In English, we refer to _gizrot_ (pl.) by the phrase "verb types."

Can I ask someone to list all the _gizrot_ here, or must I post a new thread?

So far, I know of:


גִּזְרַת הַשְּׁלֵמִים


_gizrat ha-shlemim_


"whole verb"


גִּזְרַת הַחֲסֵרים


_gizrat ha-chaserim_


"defective verb"


גִּזְרַת הַכְּפוּלִים


_gizrat ha-kepulim_


"gemmate verb"


גִּזְרַת הַנָּחִים


_gizrat ha-nachim_


"quiescent verb"​ 
Then, there is also גזרה ל"ה (the third letter in the verb root is a ה).


----------



## yuval9

שלמים
חפ"ן
חפי"ץ
מרובעים
נל"א
נלי"ה
ע"ע
נעו"י
נפ"א
נפו"י
יש גם חסרי פה"פ י'


----------



## Diadem

Thank you very much!


----------



## OsehAlyah

Is בניין פעל the only בניין to have subcategories (גזרות)?


----------



## yuval9

OsehAlyah said:


> Is בניין פעל the only בניין to have subcategories (גזרות)?


no, all the ביניינים.
but some גזרות appear only in specific ones.
for example מרובעים is only in פיעל,פועל,התפעל
נפי"ו,חפ"ן,חפי"ץ are only in פעל,נפעל,הפעיל,הופעל
נל"א,נלי"ה,ע"ע,נעו"י in all of them


----------



## ks20495

Just to add on to that....

A גזרה is a group of *roots* that share one letter. That letter affects their conjugation in *at least* one בניין. 
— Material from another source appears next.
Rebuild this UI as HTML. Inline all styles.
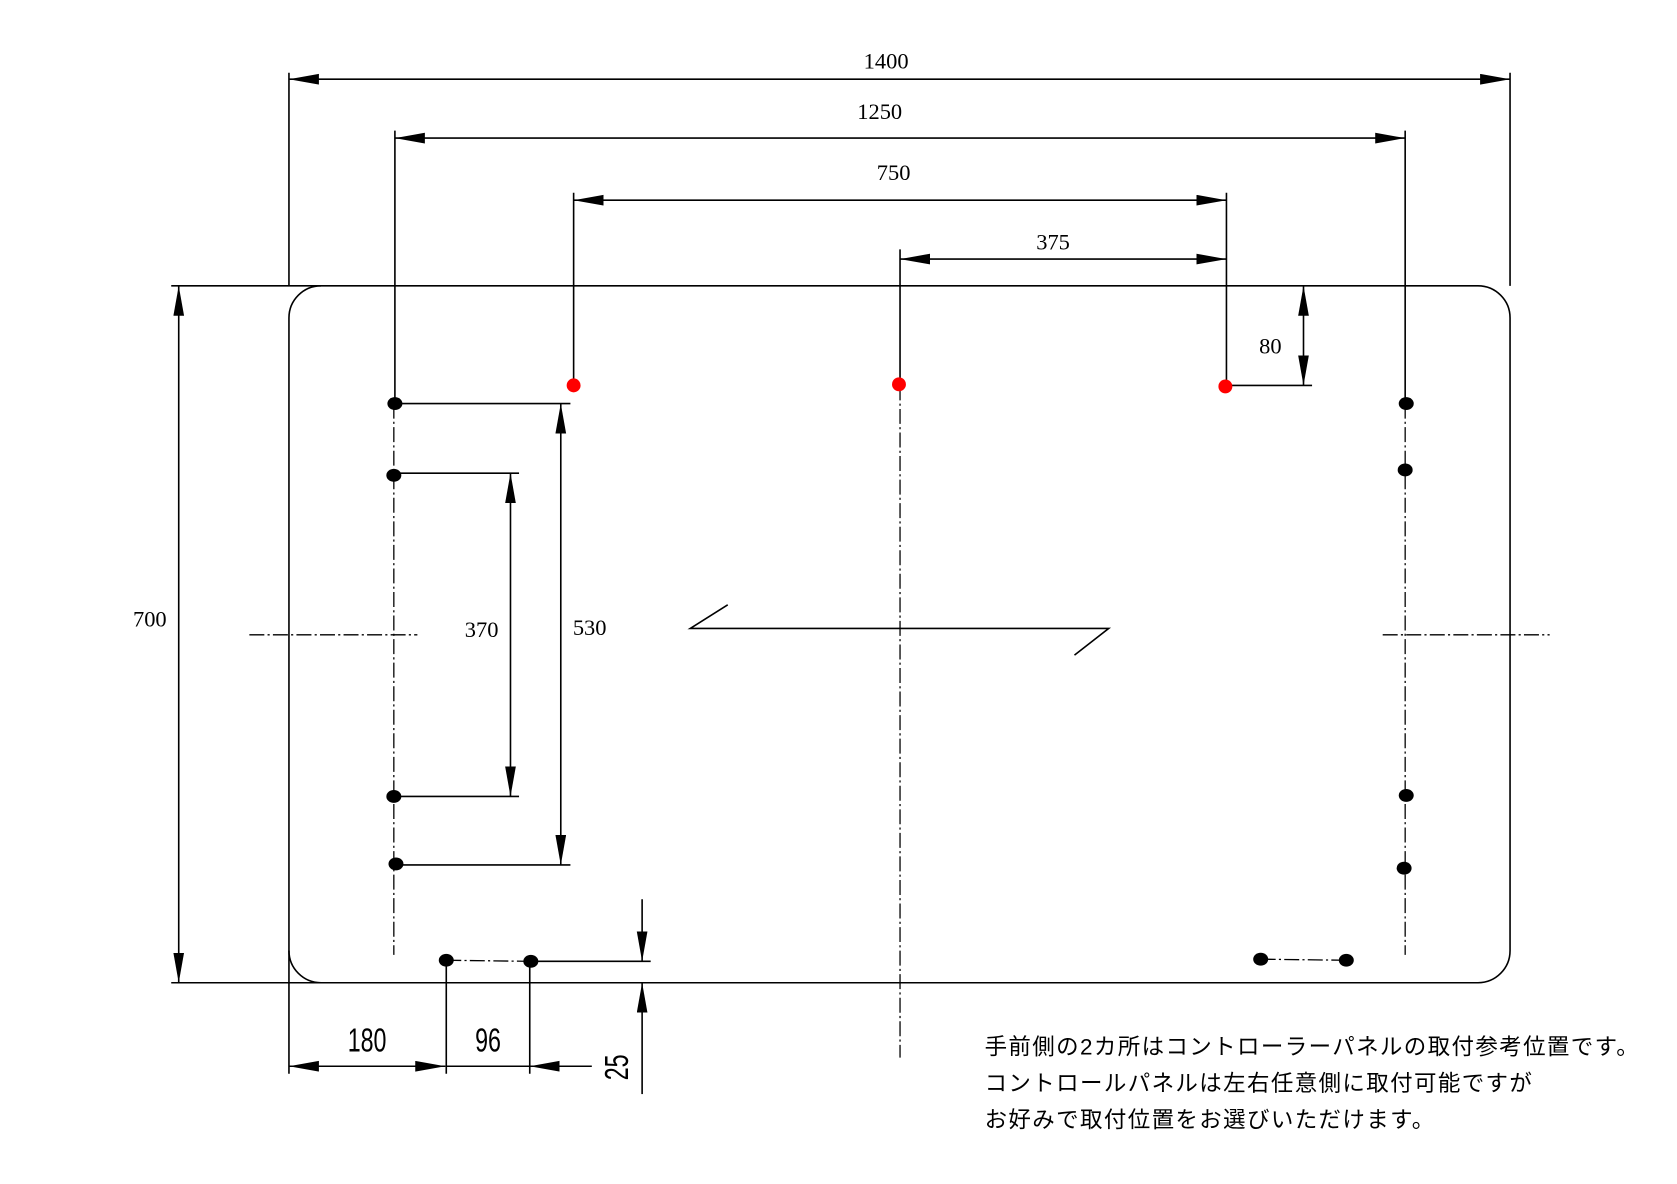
<!DOCTYPE html>
<html><head><meta charset="utf-8"><style>
html,body{margin:0;padding:0;background:#fff;width:1677px;height:1184px;overflow:hidden}
svg{display:block}
.l{stroke:#000;stroke-width:1.5;fill:none}
.dd{stroke:#000;stroke-width:1.2;fill:none;stroke-dasharray:14 3 2 3}
.t{font-family:"Liberation Serif",serif;font-size:21px;fill:#000}
.n{font-family:"Liberation Sans",sans-serif;font-size:31px;fill:#000}
.j{font-family:"Liberation Sans","Noto Sans CJK JP",sans-serif;font-size:21px;letter-spacing:1.3px;fill:#000}
</style></head><body>
<svg width="1677" height="1184" viewBox="0 0 1567 1106" preserveAspectRatio="none" xmlns="http://www.w3.org/2000/svg">
<defs>
<marker id="a" markerUnits="userSpaceOnUse" markerWidth="30" markerHeight="12" refX="28" refY="5" orient="auto-start-reverse"><path d="M0,0 L28,5 L0,10 Z" fill="#000"/></marker>
</defs>
<path class="l" d="M160,267 H1381 A30,30 0 0 1 1411,297 V888 A30,30 0 0 1 1381,918 H160"/>
<path class="l" d="M300,267 A30,30 0 0 0 270,297 V888 A30,30 0 0 0 300,918"/>
<path class="l" d="M270,68 V267 M1411,68 V267 M270,888 V1003 M369,122 V377 M1313,122 V377 M536,180 V360 M1146,180 V361 M841,233 V360"/>
<line class="l" x1="270" y1="74" x2="1411" y2="74" marker-start="url(#a)" marker-end="url(#a)"/>
<text class="t" x="828" y="64" text-anchor="middle">1400</text>
<line class="l" x1="369" y1="129" x2="1313" y2="129" marker-start="url(#a)" marker-end="url(#a)"/>
<text class="t" x="822" y="111" text-anchor="middle">1250</text>
<line class="l" x1="536" y1="187" x2="1146" y2="187" marker-start="url(#a)" marker-end="url(#a)"/>
<text class="t" x="835" y="168" text-anchor="middle">750</text>
<line class="l" x1="841" y1="242" x2="1146" y2="242" marker-start="url(#a)" marker-end="url(#a)"/>
<text class="t" x="984" y="233" text-anchor="middle">375</text>
<line class="l" x1="1150" y1="360" x2="1226" y2="360"/>
<line class="l" x1="1218" y1="267" x2="1218" y2="360" marker-start="url(#a)" marker-end="url(#a)"/>
<text class="t" x="1187" y="330" text-anchor="middle">80</text>
<line class="l" x1="167" y1="267" x2="167" y2="918" marker-start="url(#a)" marker-end="url(#a)"/>
<text class="t" x="140" y="585" text-anchor="middle">700</text>
<line class="dd" x1="368" y1="377" x2="368" y2="892"/>
<path class="l" d="M368,377 H533 M368,442 H485 M368,744 H485 M368,808 H533"/>
<line class="l" x1="477" y1="442" x2="477" y2="744" marker-start="url(#a)" marker-end="url(#a)"/>
<text class="t" x="450" y="595" text-anchor="middle">370</text>
<line class="l" x1="524" y1="377" x2="524" y2="808" marker-start="url(#a)" marker-end="url(#a)"/>
<text class="t" x="551" y="593" text-anchor="middle">530</text>
<line class="dd" x1="1313" y1="377" x2="1313" y2="892"/>
<line class="dd" x1="233" y1="593" x2="390" y2="593"/>
<line class="dd" x1="1292" y1="593" x2="1448" y2="593"/>
<line class="dd" x1="841" y1="360" x2="841" y2="988"/>
<path class="l" d="M680,565 L645,587 H1036 L1004,612"/>
<line class="dd" x1="417" y1="897" x2="496" y2="898"/>
<line class="dd" x1="1178" y1="896" x2="1258" y2="897"/>
<path class="l" d="M496,898 H608 M417,897 V1003 M495,898 V1003 M416,996 H495"/>
<line class="l" x1="270" y1="996" x2="416" y2="996" marker-start="url(#a)" marker-end="url(#a)"/>
<line class="l" x1="553" y1="996" x2="495" y2="996" marker-end="url(#a)"/>
<line class="l" x1="600" y1="840" x2="600" y2="898" marker-end="url(#a)"/>
<line class="l" x1="600" y1="1022" x2="600" y2="918" marker-end="url(#a)"/>
<text class="n" x="343" y="982" text-anchor="middle" transform="translate(343,0) scale(0.7,1) translate(-343,0)">180</text>
<text class="n" x="456" y="982" text-anchor="middle" transform="translate(456,0) scale(0.7,1) translate(-456,0)">96</text>
<text class="n" x="0" y="0" text-anchor="middle" transform="translate(587,997) rotate(-90) scale(0.7,1)">25</text>
<g fill="#000">
<ellipse cx="369" cy="377" rx="7" ry="6"/><ellipse cx="368" cy="444" rx="7" ry="6"/>
<ellipse cx="368" cy="744" rx="7" ry="6"/><ellipse cx="370" cy="807" rx="7" ry="6"/>
<ellipse cx="1314" cy="377" rx="7" ry="6"/><ellipse cx="1313" cy="439" rx="7" ry="6"/>
<ellipse cx="1314" cy="743" rx="7" ry="6"/><ellipse cx="1312" cy="811" rx="7" ry="6"/>
<ellipse cx="417" cy="897" rx="7" ry="6"/><ellipse cx="496" cy="898" rx="7" ry="6"/>
<ellipse cx="1178" cy="896" rx="7" ry="6"/><ellipse cx="1258" cy="897" rx="7" ry="6"/>
</g>
<g fill="#f00">
<circle cx="536" cy="360" r="6.5"/><circle cx="840" cy="359" r="6.5"/><circle cx="1145" cy="361" r="6.5"/>
</g>
<text class="j" x="920" y="985">手前側の2カ所はコントローラーパネルの取付参考位置です。</text>
<text class="j" x="920" y="1019">コントロールパネルは左右任意側に取付可能ですが</text>
<text class="j" x="920" y="1053">お好みで取付位置をお選びいただけます。</text>
</svg>
</body></html>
> but some גזרות appear only in specific ones.


This doesn't mean that roots in those גזרות can only be conjugated in certain בניינים. Rather, it means that some letters only cause a change in certain בניינים.

Take גזרת נחי פ"י for example. One common root in this גזרה is י-ל-ד. 

The presence of the 'י only affects פעל, נפעל, הפעיל, והופעל. 

Nonetheless, the verb יִלֵּד in בניין פִּעֵל can still exist. It means "to deliver (a baby)".


----------